EDIT: I just checked, and at least with the version I have, the volume controls on the OS do work.


----------



## ScottT (May 7, 2011)

chausman said:


> I just checked, and at least with the version I have, the volume controls on the OS do work.


 
It depends on how your outputs are set up. If you're outputting through a Firewire/USB interface, it will not change. If you are outputting through the headphone out, then it will.


----------



## anshu (May 10, 2011)

Indeed the volume buttons dont work. But I wonder if you could make a series of "triggered" shortcuts that would fade up and down a relative level on the "preshow" group. Seems like a lot of work though......


----------



## ScottT (May 10, 2011)

anshu said:


> Indeed the volume buttons dont work. But I wonder if you could make a series of "triggered" shortcuts that would fade up and down a relative level on the "preshow" group. Seems like a lot of work though......


 
You might try looking at this Add/Subtract Levels Script or this Set Master Level Script. Both scripts allow you to change the volume. A word of warning though: One changes the *master volume*. This will change *all* of your levels.


----------



## themuzicman (May 13, 2011)

If you're on QLab 2, why not hop into the preferences tab and just build some fade automation in? It may take some time, but its fairly simple.


----------



## Fatcatpro (May 13, 2011)

One thing that i do in qlab when I'm doing on the fly stuff is I will put everything, all my cues in a single folder then outside that folder put a fade that fades all the way out. I use this as a fail safe if I need to stop music so I don't use esc and get the horrible chop.

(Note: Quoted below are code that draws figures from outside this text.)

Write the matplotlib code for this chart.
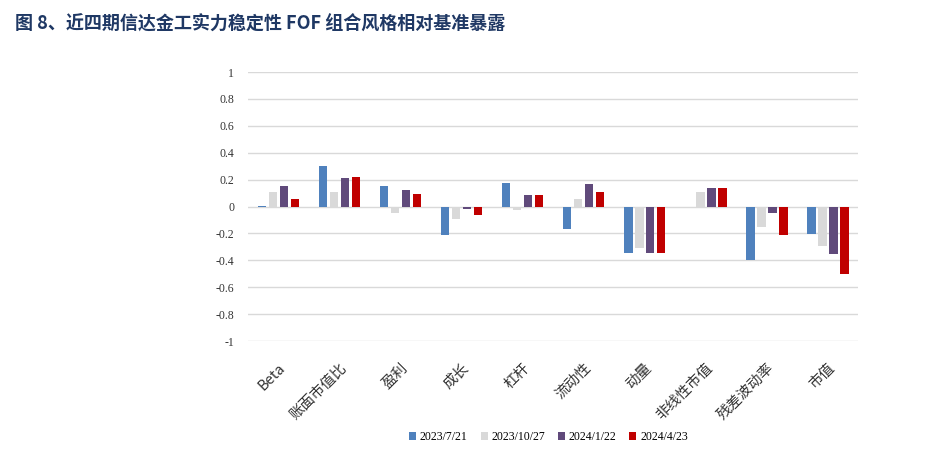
import numpy as np
import matplotlib.pyplot as plt

plt.rcParams['font.family'] = ['Liberation Serif', 'Noto Sans CJK SC']

# 风格因子
categories = ['Beta', '账面市值比', '盈利', '成长', '杠杆', '流动性', '动量', '非线性市值', '残差波动率', '市值']
dates = ['2023/7/21', '2023/10/27', '2024/1/22', '2024/4/23']

v_20230721 = [0.005, 0.30, 0.155, -0.21, 0.175, -0.17, -0.345, -0.005, -0.395, -0.205]
v_20231027 = [0.11, 0.11, -0.045, -0.09, -0.025, 0.055, -0.31, 0.105, -0.155, -0.29]
v_20240122 = [0.15, 0.21, 0.12, -0.02, 0.085, 0.17, -0.345, 0.14, -0.045, -0.355]
v_20240423 = [0.055, 0.22, 0.095, -0.065, 0.085, 0.11, -0.345, 0.135, -0.21, -0.505]

series = [v_20230721, v_20231027, v_20240122, v_20240423]
colors = ['#4F81BD', '#D9D9D9', '#604A7B', '#C00000']
yticks = [1, 0.8, 0.6, 0.4, 0.2, 0, -0.2, -0.4, -0.6, -0.8, -1]

fig = plt.figure(figsize=(9.25, 4.59), dpi=100)
ax = fig.add_axes([0.268, 0.257, 0.66, 0.586])

x = np.arange(len(categories))
w = 0.14
pitch = 0.18
for i, (vals, c, d) in enumerate(zip(series, colors, dates)):
    ax.bar(x + (i - 1.5) * pitch, vals, width=w, color=c, label=d, zorder=3)

ax.set_xlim(-0.5, len(categories) - 0.5)
ax.set_ylim(-1, 1)
ax.set_yticks(yticks)
ax.set_yticklabels([('%g' % t) for t in yticks], fontsize=8.5, color='#333333')
ax.yaxis.grid(True, color='#D9D9D9', linewidth=1, zorder=0)
ax.tick_params(axis='both', length=0)
ax.tick_params(axis='y', pad=10)
for s in ax.spines.values():
    s.set_visible(False)

ax.set_xticks(x)
ax.set_xticklabels(categories, rotation=45, ha='right', rotation_mode='anchor',
                   fontsize=10.5, color='#333333', family=['Noto Sans CJK SC'])
ax.tick_params(axis='x', pad=14)

fig.text(0.016, 0.935, '图 8、近四期信达金工实力稳定性 FOF 组合风格相对基准暴露',
         fontsize=13, fontweight='bold', color='#1F3864',
         family=['Noto Sans CJK SC'])

fig.legend(loc='center', bbox_to_anchor=(0.593, 0.048), ncol=4, frameon=False,
           fontsize=8.5, handlelength=0.6, handleheight=0.6, handletextpad=0.3,
           columnspacing=1.1)

fig.savefig('out.png', dpi=100)
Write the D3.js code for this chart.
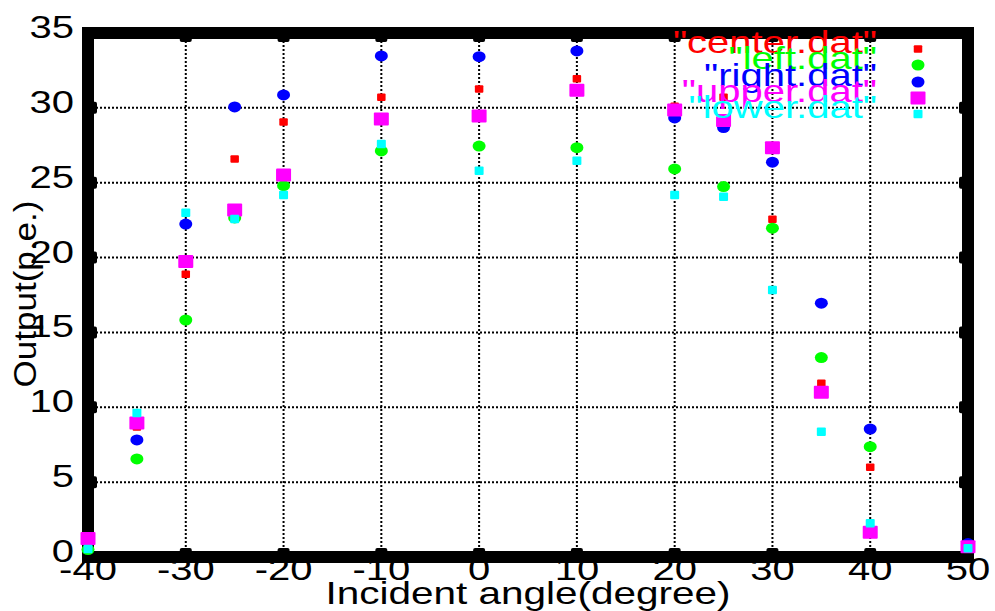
<!DOCTYPE html>
<html>
<head>
<meta charset="utf-8">
<script src="https://cdn.jsdelivr.net/npm/d3@7"></script>
<style>
  html, body { margin: 0; padding: 0; background: #fff; }
  svg { display: block; }
  text { font-family: "Liberation Sans", Arial, sans-serif; font-size: 32px; }
</style>
</head>
<body>
<svg id="chart" width="995" height="611"></svg>
<script>
// Incident angle (degree) of each measurement
const angles = [-40, -35, -30, -25, -20, -10, 0, 10, 20, 25, 30, 35, 40, 50];

// Output (p.e.) per data file
const centerVals = [0.55, 8.68, 18.88, 26.59, 29.06, 30.71, 31.26, 31.95, 30.1, 30.71, 22.56, 11.6, 6.0, 0.6];
const leftVals   = [0.5, 6.55, 15.83, 22.65, 24.8, 27.12, 27.45, 27.34, 25.92, 24.74, 21.96, 13.32, 7.37, 0.69];
const rightVals  = [1.24, 7.82, 22.24, 30.06, 30.86, 33.47, 33.42, 33.8, 29.33, 28.68, 26.37, 16.95, 8.55, 0.9];
const upperVals  = [1.24, 8.95, 19.73, 23.18, 25.52, 29.26, 29.46, 31.18, 29.86, 29.15, 27.34, 11.0, 1.65, 0.69];
const lowerVals  = [0.53, 9.62, 23.0, 22.58, 24.18, 27.59, 25.8, 26.47, 24.18, 24.07, 17.84, 8.37, 2.25, 0.58];

const seriesNames = ['"center.dat"', '"left.dat"', '"right.dat"', '"upper.dat"', '"lower.dat"'];

// Axis ticks
const xTicks = [-40, -30, -20, -10, 0, 10, 20, 30, 40, 50];
const yTicks = [0, 5, 10, 15, 20, 25, 30, 35];

const series = [
  { name: seriesNames[0], values: centerVals, color: "#ff0000", shape: "square", w: 8.5, h: 7.5 },
  { name: seriesNames[1], values: leftVals,   color: "#00ff00", shape: "circle", w: 13, h: 11 },
  { name: seriesNames[2], values: rightVals,  color: "#0000ff", shape: "circle", w: 13, h: 11 },
  { name: seriesNames[3], values: upperVals,  color: "#ff00ff", shape: "square", w: 15, h: 13 },
  { name: seriesNames[4], values: lowerVals,  color: "#00ffff", shape: "square", w: 9, h: 8.5 }
];

const svg = d3.select("#chart");
const x = d3.scaleLinear().domain([-40, 50]).range([88, 968]);
const y = d3.scaleLinear().domain([0, 35]).range([557, 33]);
const SX = 1.25; // horizontal text stretch

// dotted grid
const grid = svg.append("g")
  .attr("stroke", "#000").attr("stroke-width", 2).attr("stroke-dasharray", "2,2");
grid.selectAll("line.v").data(xTicks.slice(1, -1)).join("line")
  .attr("class", "v")
  .attr("x1", d => x(d)).attr("x2", d => x(d))
  .attr("y1", y(35)).attr("y2", y(0));
grid.selectAll("line.h").data(yTicks.slice(1, -1)).join("line")
  .attr("class", "h")
  .attr("x1", x(-40)).attr("x2", x(50))
  .attr("y1", d => y(d)).attr("y2", d => y(d));

// heavy frame
svg.append("rect")
  .attr("x", x(-40)).attr("y", y(35))
  .attr("width", x(50) - x(-40)).attr("height", y(0) - y(35))
  .attr("fill", "none").attr("stroke", "#000").attr("stroke-width", 12);

// inward tick stubs
const ticks = svg.append("g").attr("fill", "#000");
xTicks.slice(1, -1).forEach(t => {
  ticks.append("rect").attr("x", x(t) - 6).attr("y", y(35)).attr("width", 12).attr("height", 9).attr("rx", 2);
  ticks.append("rect").attr("x", x(t) - 6).attr("y", y(0) - 9).attr("width", 12).attr("height", 9).attr("rx", 2);
});
yTicks.slice(1, -1).forEach(t => {
  ticks.append("rect").attr("x", x(-40)).attr("y", y(t) - 6).attr("width", 9).attr("height", 12).attr("rx", 2);
  ticks.append("rect").attr("x", x(50) - 9).attr("y", y(t) - 6).attr("width", 9).attr("height", 12).attr("rx", 2);
});

// tick labels
svg.append("g").selectAll("text").data(yTicks).join("text")
  .attr("transform", d => `translate(74,${y(d) + 5}) scale(${SX},1)`)
  .attr("text-anchor", "end").attr("fill", "#000")
  .text(d => d);
svg.append("g").selectAll("text").data(xTicks).join("text")
  .attr("transform", d => `translate(${x(d)},580) scale(${SX},1)`)
  .attr("text-anchor", "middle").attr("fill", "#000")
  .text(d => d);

// axis titles
svg.append("text")
  .attr("transform", `translate(528,604) scale(1.265,1)`)
  .attr("text-anchor", "middle").attr("fill", "#000")
  .text("Incident angle(degree)");
svg.append("text")
  .attr("transform", `translate(36,294) rotate(-90) scale(1.095,1)`)
  .attr("text-anchor", "middle").attr("fill", "#000")
  .text("Output(p.e.)");

function drawMarker(g, cx, cy, s) {
  if (s.shape === "circle") {
    g.append("ellipse").attr("cx", cx).attr("cy", cy).attr("rx", s.w / 2).attr("ry", s.h / 2)
      .attr("fill", s.color);
  } else {
    g.append("rect").attr("x", cx - s.w / 2).attr("y", cy - s.h / 2)
      .attr("width", s.w).attr("height", s.h).attr("rx", 1).attr("fill", s.color);
  }
}

// key entry then points, one data file at a time
const keyBase = [53, 69, 86, 102, 118];
series.forEach((s, i) => {
  const g = svg.append("g");
  g.append("text")
    .attr("transform", `translate(877,${keyBase[i]}) scale(${SX},1)`)
    .attr("text-anchor", "end").attr("fill", s.color)
    .text(s.name);
  drawMarker(g, 918, keyBase[i] - 4, s);
  angles.forEach((a, j) => drawMarker(g, x(a), y(s.values[j]), s));
});
</script>
</body>
</html>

You might be able to do this with a series of fades, have one for every few decibels. However I dont know for sure wether this will fade the group as a master or set every track in the folder to the level of the fade. (i.e. if you have 2 tracks mixed one at -5db and one at -10db and your fade at 0db if it will take both tracks to 0db, because then the mixing element is gone)
might want to try messing around with it.
Addison


----------



## NicktheEvil (May 26, 2011)

In either version of Qlab there is a master fader for the over all output. 

Go to your sound patch and click edit device on the device that you're using as your output. In there you'll find a master fader. Bump it up or down as needed... it works differently depending on the version though. 

In Qlab 1 if you set it down to -10 dB (just as an example) each individual cues master will still say 0.0 but it will be - 10 dB... if that makes sense. 

In Qlab 2 if you set the master to - 10 dB (again, example) every individual sound cue master is set to -10 dB.


----------